April 01, 2023 07:47 pm | Updated April 02, 2023 01:05 pm IST - MYSURU

Bandipur was among the first Project Tiger reserves established in 1973.

Bandipur was among the first Project Tiger reserves established in 1973. | Photo Credit: M.A. Sriram

Bandipur completed 50 years as a Project Tiger Reserve on Saturday as it was on April 1, 1973, that the then Prime Minister Indira Gandhi launched the flagship conservation programme to arrest the big cat’s dwindling population.

There were 12 tigers in Bandipur when Project Tiger was launched, according to Ramesh Kumar, director, Bandipur Tiger Reserve. But thanks to protection measures, the number of tigers utilising the park is 173 while the number of tigers within the reserve has been pegged at 126 as per the Status of Tigers Co-predators and Prey in India, 2018, published by the National Tiger Conservation Authority, he added.

The results of the 2022 tiger estimation exercise will be released by Prime Minister Narendra Modi on April 9 at a programme ‘’Commemorating 50 years of Project Tiger’’ to be held in Mysuru.

But much before the Wildlife Conservation Act, 1972, was passed, the erstwhile rulers of Mysuru had realised the imperatives of conserving the flora and fauna and the Mysore Game and Fish Preservation Act was passed in 1901.

Game reserves and tiger blocks

The Mysore Gazetteer has recorded that several forest areas were not only preserved as Game Reserves but Tiger Blocks were identified and restrictions imposed on shooting. Initially an area spread over 35 sq miles was declared as a Game Sanctuary in Chamarajanagar State Forest of Mysore district in 1931 and was protected for 10 years.

However, the authorities subsequently realised that it was too small an area to constitute an ecological unit, and hence, in 1941, the Venugopal Wildlife Park was constituted extending over 800 sq km of which 82 sq miles was known as Bandipur Sanctuary within the park.

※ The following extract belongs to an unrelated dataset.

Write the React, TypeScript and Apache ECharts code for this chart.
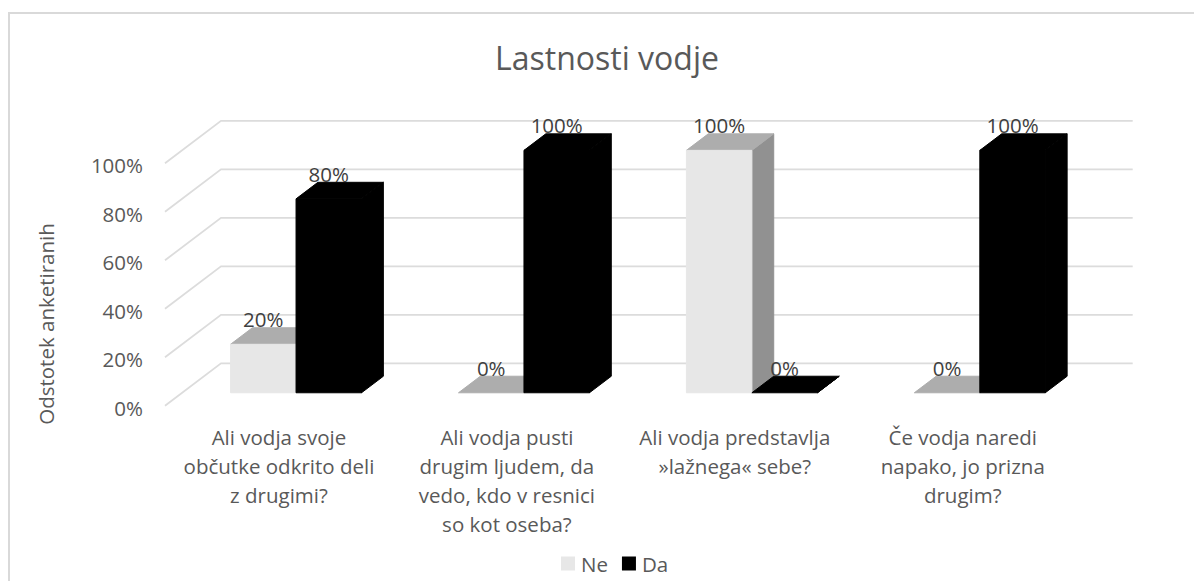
import React, { useEffect, useRef } from "react";
import * as echarts from "echarts";

const titleText = "Lastnosti vodje";
const axisTitle = "Odstotek anketiranih";
const categories = [
  "Ali vodja svoje\nobčutke odkrito deli\nz drugimi?",
  "Ali vodja pusti\ndrugim ljudem, da\nvedo, kdo v resnici\nso kot oseba?",
  "Ali vodja predstavlja\n»lažnega« sebe?",
  "Če vodja naredi\nnapako, jo prizna\ndrugim?",
];
const seriesNames = ["Ne", "Da"];
const neValues = [20, 0, 100, 0];
const daValues = [80, 100, 0, 100];
const tickValues = [0, 20, 40, 60, 80, 100];

const FONT = '"Open Sans", sans-serif';
const TEXT = "#595959";
const LABEL = "#404040";
const GRID = "#dcdcdc";

// Oblique projection of the depth axis
const DEPTH_X = 56;
const DEPTH_Y = 42.4;
const BAR_FRONT = 0.305;
const BAR_DEPTH = 0.39;
const BAR_SHARE = 65.5 / 228;

type Faces = { front: string; top: string; side: string };

const prism = (side: -1 | 0, faces: Faces) => (params: any, api: any) => {
  const value = api.value(1);
  const band = api.size([1, 0])[0];
  const w = band * BAR_SHARE;
  const [cx, topY] = api.coord([api.value(0), value]);
  const [, baseY] = api.coord([api.value(0), 0]);
  const ox = DEPTH_X * BAR_FRONT;
  const oy = DEPTH_Y * BAR_FRONT;
  const dx = DEPTH_X * BAR_DEPTH;
  const dy = DEPTH_Y * BAR_DEPTH;
  const x0 = cx + ox + side * w;
  const x1 = x0 + w;
  const y0 = topY - oy;
  const y1 = baseY - oy;
  // A thin stroke in the face colour closes the seams between neighbouring faces
  const poly = (points: number[][], fill: string) => ({
    type: "polygon",
    shape: { points },
    style: { fill, stroke: fill, lineWidth: 1 },
  });
  const children: any[] = [
    poly([[x1, y0], [x1 + dx, y0 - dy], [x1 + dx, y1 - dy], [x1, y1]], faces.side),
    poly([[x0, y0], [x0 + dx, y0 - dy], [x1 + dx, y0 - dy], [x1, y0]], faces.top),
  ];
  if (y1 > y0) {
    children.push(poly([[x0, y0], [x1, y0], [x1, y1], [x0, y1]], faces.front));
  }
  children.push({
    type: "text",
    style: {
      x: (x0 + x1) / 2,
      y: y0 - 25,
      text: value + "%",
      align: "center",
      verticalAlign: "middle",
      fill: LABEL,
      font: `20.5px ${FONT}`,
    },
  });
  return { type: "group", children };
};

// Floor-to-wall gridline: runs back along the side wall, then across the back wall
const wallLine = (params: any, api: any) => {
  const cs = params.coordSys;
  const y = api.coord([0, api.value(1)])[1];
  return {
    type: "polyline",
    shape: {
      points: [
        [cs.x, y],
        [cs.x + DEPTH_X, y - DEPTH_Y],
        [cs.x + cs.width + DEPTH_X, y - DEPTH_Y],
      ],
    },
    style: { stroke: GRID, lineWidth: 1.8, fill: null },
  };
};

export default function App() {
  const ref = useRef<HTMLDivElement>(null);
  useEffect(() => {
    const chart = echarts.init(ref.current!, undefined, { renderer: "svg" });
    chart.setOption({
      animation: false,
      backgroundColor: "#ffffff",
      textStyle: { fontFamily: FONT },
      title: {
        text: titleText,
        left: 490,
        top: 36,
        textStyle: { fontFamily: FONT, fontSize: 32, fontWeight: "normal", color: TEXT },
      },
      legend: {
        data: seriesNames,
        left: 561,
        top: 553,
        padding: 0,
        icon: "rect",
        itemWidth: 14,
        itemHeight: 14,
        itemGap: 14,
        textStyle: { fontFamily: FONT, fontSize: 20.5, color: TEXT, padding: [0, 0, 0, 1] },
      },
      grid: { left: 165, top: 163.3, width: 911.7, height: 242.4 },
      xAxis: {
        type: "category",
        data: categories,
        axisLine: { show: false },
        axisTick: { show: false },
        axisLabel: {
          interval: 0,
          margin: 17,
          fontFamily: FONT,
          fontSize: 20.5,
          lineHeight: 29,
          color: TEXT,
          align: "center",
        },
      },
      yAxis: {
        type: "value",
        min: 0,
        max: 100,
        interval: 20,
        axisLine: { show: false },
        axisTick: { show: false },
        splitLine: { show: false },
        axisLabel: {
          margin: 22,
          formatter: (v: number) => `{v|${v}%}`,
          rich: {
            v: {
              fontFamily: FONT,
              fontSize: 20.5,
              color: TEXT,
              padding: [4, 0, 0, 0],
            },
          },
        },
      },
      graphic: [
        {
          type: "polyline",
          silent: true,
          shape: { points: [[9, 581], [9, 13], [1194, 13]] },
          style: { stroke: "#d9d9d9", lineWidth: 2, fill: null },
        },
        {
          type: "text",
          x: 46,
          y: 324,
          rotation: Math.PI / 2,
          style: {
            text: axisTitle,
            align: "center",
            verticalAlign: "middle",
            fill: TEXT,
            font: `20.5px ${FONT}`,
          },
        },
      ],
      series: [
        {
          type: "custom",
          name: "walls",
          silent: true,
          renderItem: wallLine,
          encode: { x: 0, y: 1 },
          data: tickValues.map((t) => [0, t]),
          z: 1,
        },
        {
          type: "custom",
          name: seriesNames[0],
          renderItem: prism(-1, { front: "#e7e7e7", top: "#adadad", side: "#919191" }),
          itemStyle: { color: "#e7e7e7" },
          encode: { x: 0, y: 1 },
          data: neValues.map((v, i) => [i, v]),
          z: 2,
        },
        {
          type: "custom",
          name: seriesNames[1],
          renderItem: prism(0, { front: "#000000", top: "#000000", side: "#000000" }),
          itemStyle: { color: "#000000" },
          encode: { x: 0, y: 1 },
          data: daValues.map((v, i) => [i, v]),
          z: 3,
        },
      ],
    });
    return () => chart.dispose();
  }, []);
  return <div ref={ref} style={{ position: "absolute", left: 0, top: 0, width: 1194, height: 581 }} />;
}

 The Gazetteer notes that the boundary extended from Moyar river forming the natural southern border towards the Nilgiris, and northwards, it stretched till Gundlupet including the 1,450 m high Himavad Gopalswamy Betta. The entire park was named after Venugopala, the deity at the temple atop the hill.

Among nine

Project Tiger was launched in 1973, Bandipur was among the first nine reserves to be brought under the flagship programme and it included most areas that were already a protected area as Venugopal Wildlife Park.

It was upgraded to a national park and renamed as Bandipur and the adjacent reserve forests were included under it to extend its area to 874.20 sq km. At present, it has an area of 912.04 sq km while the adjoining Nugu Wildlife Sanctuary too has been incorporated under Bandipur, which is recognised as among the prime tiger habitats in the world.

Biosphere reserve

The Bandipur Tiger Reserve is an important component of the country’s first biosphere reserve – Nilgiri Biosphere Reserve and the landscape spanning Bandipur, Nagarahole, Mudumalai, and Wayanad complex is home not only to the highest number of tigers in the country – about 724 - but is also to the largest Asian Elephant population.